Quigley questioned Mueller about DOJ policy preventing the indictment of a sitting President and the President’s praise for Wikileaks. Video of Quigley’s questioning is available here and a transcript has been provided below.

QUIGLEY: Thank you Mr. Chairman. Director, thank you for being here. This too shall pass. Earlier today and throughout the day you have stated the policy that a seated President cannot be indicted, correct?

MUELLER: Correct.

QUIGLEY: And upon questioning this morning, you were asked could a President be indicted after their service. Correct?

MUELLER: Yes.

QUIGLEY: And your answer was that they could.

MUELLER: They could.

QUIGLEY: The follow-up question that should be concerning is what is a President serves beyond the statute of limitations?

MUELLER: I don't know the answer to that one.

QUIGLEY: Would it not indicate that if the statute of limitations on federal crimes such as this or five years, that a President who serves a second term is therefore, under the policy, above the law?

MUELLER: I'm not certain I would agree with the conclusion. I'm not certain I can see the possibility that you suggest.

QUIGLEY: But the statute doesn't toll, is that correct?

MUELLER: I don't know specifically.

QUIGLEY: It clearly doesn't. As the American public is watching this, and perhaps learning about many of these for the first time, we need to consider that and the other alternatives are perhaps all that we have, but I appreciate your response. Earlier in questioning, someone mentioned that - it was a question involving whether anyone in the Trump political world publicized the emails, whether or not that was the case. I just want to refer to Volume I page 60, where we learn that Trump Jr. publicly Tweeted a link to the leak of stolen podest emails in October 2016. Are you familiar with that?

MUELLER: I am.

QUIGLEY: So that would at least be a republishing of this information. Would it not?

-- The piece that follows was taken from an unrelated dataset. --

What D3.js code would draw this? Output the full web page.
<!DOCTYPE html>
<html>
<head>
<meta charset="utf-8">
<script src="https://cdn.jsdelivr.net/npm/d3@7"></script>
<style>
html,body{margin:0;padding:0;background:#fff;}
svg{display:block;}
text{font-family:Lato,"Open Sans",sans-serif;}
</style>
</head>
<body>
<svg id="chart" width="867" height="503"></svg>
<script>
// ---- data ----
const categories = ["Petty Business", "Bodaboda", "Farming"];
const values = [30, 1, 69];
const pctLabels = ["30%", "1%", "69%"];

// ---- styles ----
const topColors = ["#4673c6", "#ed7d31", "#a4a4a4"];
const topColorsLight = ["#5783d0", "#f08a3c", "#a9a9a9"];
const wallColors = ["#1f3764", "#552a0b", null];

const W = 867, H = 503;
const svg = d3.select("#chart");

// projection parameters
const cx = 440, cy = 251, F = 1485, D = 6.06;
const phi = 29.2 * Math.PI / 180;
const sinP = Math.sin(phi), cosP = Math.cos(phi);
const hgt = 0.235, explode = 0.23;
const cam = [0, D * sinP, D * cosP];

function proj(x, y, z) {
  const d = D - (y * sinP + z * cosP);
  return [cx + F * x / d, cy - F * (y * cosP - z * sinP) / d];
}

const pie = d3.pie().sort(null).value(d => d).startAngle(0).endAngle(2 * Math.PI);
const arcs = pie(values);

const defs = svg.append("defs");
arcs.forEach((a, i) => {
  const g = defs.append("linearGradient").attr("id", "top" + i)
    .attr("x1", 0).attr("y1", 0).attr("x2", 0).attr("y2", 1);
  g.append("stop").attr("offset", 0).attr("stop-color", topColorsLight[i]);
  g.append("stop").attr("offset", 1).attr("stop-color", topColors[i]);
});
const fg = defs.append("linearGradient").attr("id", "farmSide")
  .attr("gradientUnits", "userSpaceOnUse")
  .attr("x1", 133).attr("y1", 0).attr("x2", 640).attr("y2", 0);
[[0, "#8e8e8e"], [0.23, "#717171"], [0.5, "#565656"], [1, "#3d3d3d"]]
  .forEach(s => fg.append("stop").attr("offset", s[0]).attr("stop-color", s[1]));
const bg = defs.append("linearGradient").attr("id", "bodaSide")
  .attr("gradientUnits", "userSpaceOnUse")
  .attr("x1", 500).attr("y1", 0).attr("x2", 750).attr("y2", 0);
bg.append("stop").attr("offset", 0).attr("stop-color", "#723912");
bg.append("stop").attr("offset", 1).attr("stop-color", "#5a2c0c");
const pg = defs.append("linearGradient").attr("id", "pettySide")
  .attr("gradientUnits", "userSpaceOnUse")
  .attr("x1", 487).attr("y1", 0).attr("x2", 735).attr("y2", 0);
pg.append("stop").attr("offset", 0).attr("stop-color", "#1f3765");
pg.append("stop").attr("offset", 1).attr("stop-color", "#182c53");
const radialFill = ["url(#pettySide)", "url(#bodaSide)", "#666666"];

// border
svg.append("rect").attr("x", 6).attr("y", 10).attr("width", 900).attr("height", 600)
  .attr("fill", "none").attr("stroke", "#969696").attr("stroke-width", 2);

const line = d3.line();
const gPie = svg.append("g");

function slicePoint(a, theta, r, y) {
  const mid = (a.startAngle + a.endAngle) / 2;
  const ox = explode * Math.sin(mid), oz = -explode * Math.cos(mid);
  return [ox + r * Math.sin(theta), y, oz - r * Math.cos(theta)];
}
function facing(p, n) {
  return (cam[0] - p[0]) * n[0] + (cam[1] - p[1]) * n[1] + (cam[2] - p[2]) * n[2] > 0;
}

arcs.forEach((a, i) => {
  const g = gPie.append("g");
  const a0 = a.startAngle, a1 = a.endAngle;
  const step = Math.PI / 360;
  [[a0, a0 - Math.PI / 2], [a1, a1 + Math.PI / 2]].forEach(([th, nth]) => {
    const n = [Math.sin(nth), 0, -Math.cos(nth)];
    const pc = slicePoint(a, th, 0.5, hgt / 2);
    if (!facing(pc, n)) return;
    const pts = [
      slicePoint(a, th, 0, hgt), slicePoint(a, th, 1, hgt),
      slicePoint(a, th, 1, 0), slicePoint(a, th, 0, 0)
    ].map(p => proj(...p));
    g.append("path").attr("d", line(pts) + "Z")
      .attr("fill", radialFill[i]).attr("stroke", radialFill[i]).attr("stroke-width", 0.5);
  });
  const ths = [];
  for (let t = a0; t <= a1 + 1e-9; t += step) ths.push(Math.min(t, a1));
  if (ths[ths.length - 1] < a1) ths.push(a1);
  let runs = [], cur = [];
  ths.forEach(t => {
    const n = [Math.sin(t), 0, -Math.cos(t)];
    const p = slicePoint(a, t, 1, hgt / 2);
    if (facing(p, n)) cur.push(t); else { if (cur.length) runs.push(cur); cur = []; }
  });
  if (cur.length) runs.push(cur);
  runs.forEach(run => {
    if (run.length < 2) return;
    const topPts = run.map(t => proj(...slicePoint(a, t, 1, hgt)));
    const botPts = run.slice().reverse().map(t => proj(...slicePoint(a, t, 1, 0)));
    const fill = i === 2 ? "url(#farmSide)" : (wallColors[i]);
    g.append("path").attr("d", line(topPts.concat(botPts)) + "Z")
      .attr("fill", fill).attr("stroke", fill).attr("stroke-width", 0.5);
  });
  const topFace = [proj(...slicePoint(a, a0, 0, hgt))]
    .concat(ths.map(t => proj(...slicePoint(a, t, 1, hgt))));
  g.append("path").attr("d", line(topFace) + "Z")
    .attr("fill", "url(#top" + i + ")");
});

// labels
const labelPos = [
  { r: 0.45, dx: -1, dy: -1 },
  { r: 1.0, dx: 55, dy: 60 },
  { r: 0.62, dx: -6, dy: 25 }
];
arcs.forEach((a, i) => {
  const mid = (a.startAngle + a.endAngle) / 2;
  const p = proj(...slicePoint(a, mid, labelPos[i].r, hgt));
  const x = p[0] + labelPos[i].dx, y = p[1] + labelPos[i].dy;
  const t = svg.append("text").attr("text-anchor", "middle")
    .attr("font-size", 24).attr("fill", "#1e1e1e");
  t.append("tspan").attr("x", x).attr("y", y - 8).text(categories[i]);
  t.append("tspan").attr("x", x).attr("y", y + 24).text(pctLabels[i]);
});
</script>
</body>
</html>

MUELLER: I'm not certain I would agree with that.

QUIGLEY: Director Pompeo assessed Wikileaks in one point as a hostile intelligence service. Given your law enforcement experience and your knowledge of what Wikileaks did here and what they do generally, would you assess that to be accurate or something similar? How would you assess what Wikileaks does?

MUELLER: Absolutely, and they are currently under indictment, as Julian Assange is.

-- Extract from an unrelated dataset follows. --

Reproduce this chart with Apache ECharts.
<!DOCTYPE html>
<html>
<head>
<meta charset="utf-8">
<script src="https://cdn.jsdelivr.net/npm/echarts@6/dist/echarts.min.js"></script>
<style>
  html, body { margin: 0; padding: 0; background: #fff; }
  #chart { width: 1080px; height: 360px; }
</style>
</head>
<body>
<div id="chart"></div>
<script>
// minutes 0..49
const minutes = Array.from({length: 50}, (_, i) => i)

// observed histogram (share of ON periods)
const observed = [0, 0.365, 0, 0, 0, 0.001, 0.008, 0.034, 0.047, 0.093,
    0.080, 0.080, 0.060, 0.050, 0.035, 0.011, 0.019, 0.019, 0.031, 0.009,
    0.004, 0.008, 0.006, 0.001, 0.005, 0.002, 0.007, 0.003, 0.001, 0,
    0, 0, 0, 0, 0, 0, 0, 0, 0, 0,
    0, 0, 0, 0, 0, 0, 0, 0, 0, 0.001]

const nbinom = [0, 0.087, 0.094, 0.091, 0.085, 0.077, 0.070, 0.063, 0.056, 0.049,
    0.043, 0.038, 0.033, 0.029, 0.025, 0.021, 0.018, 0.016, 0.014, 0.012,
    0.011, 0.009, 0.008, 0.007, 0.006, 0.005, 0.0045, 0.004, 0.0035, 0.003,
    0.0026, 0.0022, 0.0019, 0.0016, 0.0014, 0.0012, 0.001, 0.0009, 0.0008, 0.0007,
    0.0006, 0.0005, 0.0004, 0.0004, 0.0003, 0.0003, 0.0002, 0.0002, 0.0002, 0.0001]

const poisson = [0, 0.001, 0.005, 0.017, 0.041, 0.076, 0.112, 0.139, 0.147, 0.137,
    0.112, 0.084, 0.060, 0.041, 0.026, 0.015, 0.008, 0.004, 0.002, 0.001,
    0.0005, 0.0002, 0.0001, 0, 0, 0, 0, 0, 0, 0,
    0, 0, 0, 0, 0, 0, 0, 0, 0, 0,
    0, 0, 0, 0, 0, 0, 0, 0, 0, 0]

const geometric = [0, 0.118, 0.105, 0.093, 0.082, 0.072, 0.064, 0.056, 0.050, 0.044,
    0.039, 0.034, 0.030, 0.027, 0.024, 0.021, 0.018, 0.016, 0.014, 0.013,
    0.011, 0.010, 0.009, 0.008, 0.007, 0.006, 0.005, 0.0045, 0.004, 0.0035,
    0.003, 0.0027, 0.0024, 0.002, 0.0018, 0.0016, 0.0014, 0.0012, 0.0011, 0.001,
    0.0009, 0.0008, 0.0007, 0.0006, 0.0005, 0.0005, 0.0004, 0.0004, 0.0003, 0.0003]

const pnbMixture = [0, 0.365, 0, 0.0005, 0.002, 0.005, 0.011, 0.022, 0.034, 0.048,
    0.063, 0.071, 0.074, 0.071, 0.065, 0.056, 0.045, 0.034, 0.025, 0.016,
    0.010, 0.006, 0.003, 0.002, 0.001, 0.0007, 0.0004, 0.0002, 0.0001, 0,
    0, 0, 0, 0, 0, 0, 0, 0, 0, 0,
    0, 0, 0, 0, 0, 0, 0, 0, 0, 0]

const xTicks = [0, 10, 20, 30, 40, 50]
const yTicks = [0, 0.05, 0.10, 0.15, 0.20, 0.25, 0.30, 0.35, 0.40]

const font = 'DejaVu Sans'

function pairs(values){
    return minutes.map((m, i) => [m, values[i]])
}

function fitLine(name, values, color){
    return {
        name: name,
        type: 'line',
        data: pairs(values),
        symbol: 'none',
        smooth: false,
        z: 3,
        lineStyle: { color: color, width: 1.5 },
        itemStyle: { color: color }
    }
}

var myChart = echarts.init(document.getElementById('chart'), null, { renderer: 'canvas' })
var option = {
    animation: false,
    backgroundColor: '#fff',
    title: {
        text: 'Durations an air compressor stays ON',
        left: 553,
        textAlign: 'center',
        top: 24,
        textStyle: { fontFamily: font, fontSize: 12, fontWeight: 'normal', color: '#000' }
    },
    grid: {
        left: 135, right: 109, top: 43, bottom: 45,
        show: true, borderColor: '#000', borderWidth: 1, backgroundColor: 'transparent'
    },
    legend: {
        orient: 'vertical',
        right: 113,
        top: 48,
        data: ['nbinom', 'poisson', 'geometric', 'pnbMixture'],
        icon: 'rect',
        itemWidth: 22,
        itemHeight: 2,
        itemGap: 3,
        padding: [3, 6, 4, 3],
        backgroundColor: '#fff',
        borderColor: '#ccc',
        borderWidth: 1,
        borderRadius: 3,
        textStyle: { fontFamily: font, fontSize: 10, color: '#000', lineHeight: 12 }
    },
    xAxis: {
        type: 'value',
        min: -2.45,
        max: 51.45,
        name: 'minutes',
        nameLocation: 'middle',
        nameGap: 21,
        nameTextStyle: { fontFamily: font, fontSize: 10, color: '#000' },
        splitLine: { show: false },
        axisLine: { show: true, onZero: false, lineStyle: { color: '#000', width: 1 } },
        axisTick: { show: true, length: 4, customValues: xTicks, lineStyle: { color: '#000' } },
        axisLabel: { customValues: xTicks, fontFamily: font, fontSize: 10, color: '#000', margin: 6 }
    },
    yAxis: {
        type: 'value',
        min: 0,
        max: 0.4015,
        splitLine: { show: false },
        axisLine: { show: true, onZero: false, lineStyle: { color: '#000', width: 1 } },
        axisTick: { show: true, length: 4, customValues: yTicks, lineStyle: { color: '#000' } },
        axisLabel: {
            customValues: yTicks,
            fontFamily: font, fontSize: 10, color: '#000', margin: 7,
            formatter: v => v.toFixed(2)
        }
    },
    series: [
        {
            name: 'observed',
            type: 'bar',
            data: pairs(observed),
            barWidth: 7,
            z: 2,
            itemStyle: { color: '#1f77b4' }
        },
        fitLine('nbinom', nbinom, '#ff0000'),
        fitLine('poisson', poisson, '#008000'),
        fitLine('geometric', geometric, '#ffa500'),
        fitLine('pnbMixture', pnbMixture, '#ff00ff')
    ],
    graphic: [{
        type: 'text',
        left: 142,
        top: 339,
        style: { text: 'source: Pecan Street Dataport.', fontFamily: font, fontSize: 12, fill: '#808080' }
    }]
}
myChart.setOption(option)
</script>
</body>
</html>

QUIGLEY: Would it be fair to describe them - you would agree with Director Pompeo that it is a hostile intelligence service, correct?

MUELLER: Yes.

QUIGLEY: If we could put up slide 6: "This just came out... Wikileaks, I love Wikileaks." -Donald Trump, October 10, 2016; "This Wikileaks stuff is unbelievable... It tells you the inner heart, you gotta read it." -Donald Trump, October 12, 2016; "This Wikileaks is like a treasure trove." -Donald Trump, October 31, 2016; "Boy, I love reading those Wikileaks." -Donald Trump, November 4, 2016. Do any of those quotes disturb you Mr. Director?

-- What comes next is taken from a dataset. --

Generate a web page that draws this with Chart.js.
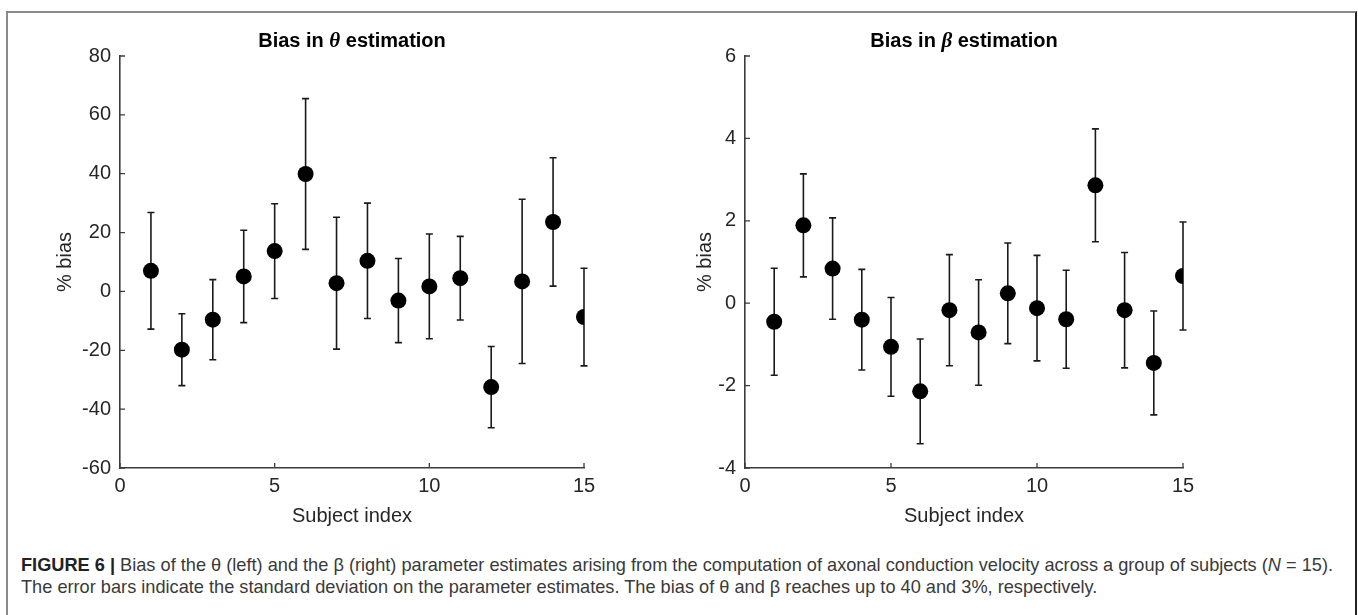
<!DOCTYPE html>
<html>
<head>
<meta charset="utf-8">
<script src="https://cdn.jsdelivr.net/npm/chart.js@4.4.1/dist/chart.umd.min.js"></script>
<style>
  html, body { margin: 0; padding: 0; background: #fff; }
  body { width: 1358px; height: 615px; position: relative; overflow: hidden; }
  .frame {
    position: absolute; left: 6px; top: 11px; width: 1347px; height: 640px;
    border-top: 2px solid #8a8a8a; border-left: 2px solid #8a8a8a; border-right: 2px solid #222;
  }
  canvas { position: absolute; top: 0; }
  #thetaChart { left: 0; }
  #betaChart { left: 680px; }
  .caption {
    position: absolute; left: 21px; color: #3a3a3a; white-space: nowrap;
    font-family: "Liberation Sans", Arial, sans-serif; font-size: 18.2px;
  }
  .caption b { color: #222; }
</style>
</head>
<body>
<div class="frame"></div>
<canvas id="thetaChart" width="680" height="540"></canvas>
<canvas id="betaChart" width="678" height="540"></canvas>
<div class="caption" style="top:555px"><b>FIGURE 6 |</b> Bias of the θ (left) and the β (right) parameter estimates arising from the computation of axonal conduction velocity across a group of subjects (<i>N</i> = 15).</div>
<div class="caption" style="top:577px">The error bars indicate the standard deviation on the parameter estimates. The bias of θ and β reaches up to 40 and 3%, respectively.</div>
<script>
const subjects = [1, 2, 3, 4, 5, 6, 7, 8, 9, 10, 11, 12, 13, 14, 15];
const thetaBias = [7.0, -19.8, -9.6, 5.1, 13.7, 39.9, 2.8, 10.4, -3.1, 1.7, 4.5, -32.5, 3.4, 23.6, -8.7];
const thetaSd = [19.8, 12.2, 13.6, 15.7, 16.1, 25.6, 22.4, 19.6, 14.3, 17.8, 14.2, 13.8, 27.9, 21.8, 16.6];
const betaBias = [-0.45, 1.89, 0.84, -0.40, -1.06, -2.14, -0.17, -0.71, 0.24, -0.12, -0.39, 2.86, -0.17, -1.45, 0.66];
const betaSd = [1.3, 1.25, 1.23, 1.22, 1.2, 1.27, 1.35, 1.28, 1.22, 1.28, 1.19, 1.37, 1.4, 1.26, 1.31];
const xTicks = [0, 5, 10, 15];
const thetaTicks = [-60, -40, -20, 0, 20, 40, 60, 80];
const betaTicks = [-4, -2, 0, 2, 4, 6];

const axisColor = "#3c3c3c";
const textColor = "#262626";
const sans = "'Liberation Sans', Arial, sans-serif";

// vertical error bars (mean +- sd) with small caps
const errorBars = {
  id: "errorBars",
  beforeDatasetsDraw(chart, args, opts) {
    const { ctx, scales: { x, y } } = chart;
    ctx.save();
    ctx.strokeStyle = "#1a1a1a";
    ctx.lineWidth = 1.6;
    opts.means.forEach((m, i) => {
      const px = x.getPixelForValue(opts.xs[i]);
      const top = y.getPixelForValue(m + opts.sd[i]);
      const bot = y.getPixelForValue(m - opts.sd[i]);
      ctx.beginPath();
      ctx.moveTo(px, top); ctx.lineTo(px, bot);
      ctx.moveTo(px - 3.5, top); ctx.lineTo(px + 3.5, top);
      ctx.moveTo(px - 3.5, bot); ctx.lineTo(px + 3.5, bot);
      ctx.stroke();
    });
    ctx.restore();
  },
};

// matlab style ticks pointing into the plot
const innerTicks = {
  id: "innerTicks",
  afterDraw(chart) {
    const { ctx, chartArea: a, scales: { x, y } } = chart;
    ctx.save();
    ctx.strokeStyle = axisColor;
    ctx.lineWidth = 1.3;
    ctx.beginPath();
    y.ticks.forEach((t) => {
      const py = y.getPixelForValue(t.value);
      ctx.moveTo(a.left, py); ctx.lineTo(a.left + 5, py);
    });
    x.ticks.forEach((t) => {
      const px = x.getPixelForValue(t.value);
      ctx.moveTo(px, a.bottom); ctx.lineTo(px, a.bottom - 5);
    });
    ctx.stroke();
    ctx.restore();
  },
};

// title with a greek symbol in bold italic serif
const mixedTitle = {
  id: "mixedTitle",
  afterDraw(chart, args, opts) {
    const { ctx, chartArea: a } = chart;
    const parts = [
      { t: "Bias in ", f: "bold 20px " + sans },
      { t: opts.symbol, f: "italic bold 21px 'Liberation Serif', 'Times New Roman', serif" },
      { t: " estimation", f: "bold 20px " + sans },
    ];
    ctx.save();
    ctx.fillStyle = "#000";
    ctx.textBaseline = "alphabetic";
    let w = 0;
    parts.forEach((p) => { ctx.font = p.f; p.w = ctx.measureText(p.t).width; w += p.w; });
    let px = (a.left + a.right) / 2 - w / 2;
    parts.forEach((p) => { ctx.font = p.f; ctx.fillText(p.t, px, 47); px += p.w; });
    ctx.restore();
  },
};

function makeChart(id, means, sd, yMin, yMax, yStep, yTicks, yWidth, yTitlePad, padRight, symbol) {
  return new Chart(document.getElementById(id), {
    type: "scatter",
    data: {
      datasets: [{
        data: subjects.map((s, i) => ({ x: s, y: means[i] })),
        pointRadius: 8,
        pointHoverRadius: 8,
        backgroundColor: "#000",
        borderWidth: 0,
      }],
    },
    options: {
      responsive: false,
      animation: false,
      events: [],
      layout: { padding: { left: 0, top: 56, right: padRight, bottom: 0 } },
      plugins: {
        legend: { display: false },
        tooltip: { enabled: false },
        errorBars: { xs: subjects, means: means, sd: sd },
        mixedTitle: { symbol: symbol },
      },
      scales: {
        x: {
          type: "linear",
          min: 0, max: 15,
          afterBuildTicks: (s) => { s.ticks = xTicks.map((v) => ({ value: v })); },
          afterFit: (s) => { s.height = 72; },
          grid: { display: false, drawTicks: false },
          border: { display: true, color: axisColor, width: 1.6 },
          ticks: { color: textColor, padding: 6, font: { family: sans, size: 20 } },
          title: {
            display: true, text: "Subject index", color: textColor,
            font: { family: sans, size: 20 }, padding: { top: 0, bottom: 12 },
          },
        },
        y: {
          type: "linear",
          min: yMin, max: yMax,
          afterBuildTicks: (s) => { s.ticks = yTicks.map((v) => ({ value: v })); },
          afterFit: (s) => { s.width = yWidth; },
          grid: { display: false, drawTicks: false },
          border: { display: true, color: axisColor, width: 1.6 },
          ticks: { color: textColor, padding: 9, font: { family: sans, size: 20 } },
          title: {
            display: true, text: "% bias", color: textColor,
            font: { family: sans, size: 20 }, padding: { top: yTitlePad, bottom: 0 },
          },
        },
      },
    },
    plugins: [errorBars, innerTicks, mixedTitle],
  });
}

makeChart("thetaChart", thetaBias, thetaSd, -60, 80, 20, thetaTicks, 120, 53, 96, "θ");
makeChart("betaChart", betaBias, betaSd, -4, 6, 2, betaTicks, 65, 13, 175, "β");
</script>
</body>
</html>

MUELLER: I'm not sure and I would say um –

QUIGLEY: How do you react to those?

MUELLER: It's - problematic is an understatement in terms of what it displays, in terms of giving some, I don't know, hope, some boost to what is and should be illegal activity.

QUIGLEY: Volume I page 59, "Donald Trump Jr. had direct electronic communications with Wikileaks during the campaign period." On October 3rd, 2016, Wikileaks sent another direct message to Trump Jr. asking 'you guys to help disseminate a link alleging Candidate Clinton had advocated a drone to attack Julian Assange. Trump Jr. responded that, quote: "he had already done so." Same question, is this behavior, at the very least, disturbing?

MUELLER: It is disturbing and also subject to investigation.

QUIGLEY: Could it be described as aid and comfort to a hostile intelligence service?

MUELLER: I wouldn't categorize it with any specificity.

QUIGLEY: I yield the balance to the Chairman.